SHOWCASE 5. COINS FROM TREASURE-TROVES OF THE XIVTH-XVIITH CENTURIESClose
The collection of rarities is remarkable for the monetary units, used throughout the Golden Horde, and treasures, referred to the period to the time of the the Tataro-Mongol Yoke in Russia and the Tokhtamysh's Siege of Moscow in 1382 in particular. For example, the Tatar dirhams (or dirhems) and Russian grivnas-ingots — "poltinas" of the XIVth century; a coin, which is regarded as having been minted during Khiz(i)r Khan (Khidr Khan), and an ingot, bearing some Russian stamps. Treasure-troves with coins of the Golden Horde, Crimean Khanate and Genoese-Tatar akçe coins of the XVth century have been discovered in the territory of the former Ascension Convent and Chudov Monastery in the Moscow Kremlin.

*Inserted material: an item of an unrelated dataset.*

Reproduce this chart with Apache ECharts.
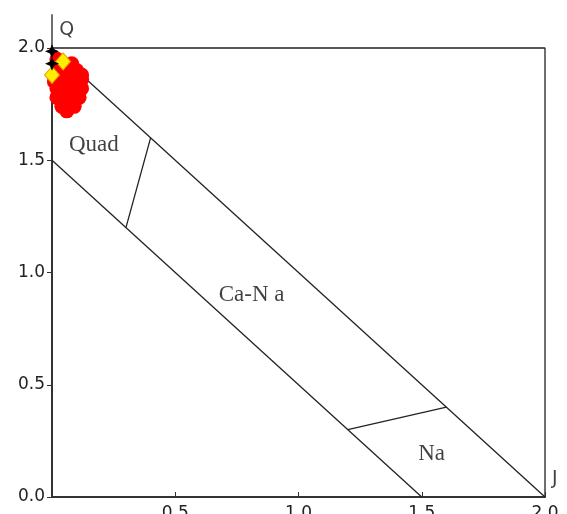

The artifacts serve as an evidence of close relations established between Moscow and Italy and Crimea in the time of Tsar Ivan III, as well as indicate the presence of representatives of the Tatar khans in the Kremlin.
Along with a green glazed jug and pieces of ornamented tile the visitors can observe a collection of Russian money of the XVth-XVIth centuries from the treasure-trove, discovered in 1930s in the territory of the demolished Ascension Convent and Chudov Monastery in the Moscow Kremlin, and coins from a treasure-trove, dated back to the early XVIIth century.
A remarkable jug is exposed along with finds from the treasure-trove of 1612, which was discovered in 1994 while the Kremlin Senate building was being restored. It is notable for silver and gold coins-copecks, minted in Moscow and Novgorod on the order of Vladislav Zigimontovych, elected Tsar in 1610 by the Moscow aristocracy council of "the Seven boyars" after Vasily Shuysky had been overthrown during the Polish-Muscovite War in the Time of Troubles. It is the largest collection of such coins in Russia. The real rarities are the copeck, minted in Moscow by the Second Narodnoe Opolcheniye in 1612–1613, and the Polish coin-grosz of 1594, which also serve as a memorial item commemorative of the epoch of the Time of Troubles.
The exposition incorporates coins of the mid XVIIth century, derived from a large treasure-trove in 1939. Hidden in a metal jug in the through-passage of the Spasskaya Tower, this outstanding treasure contained over 33800 precious items. The collection, which also included pectoral crosses and jewellery, could have been concealed in the time of the Moscow Uprising of 1648 (the Salt Riot).
Some of the exposed ancient vessels and dishes are considered to have been used as containers for keeping money.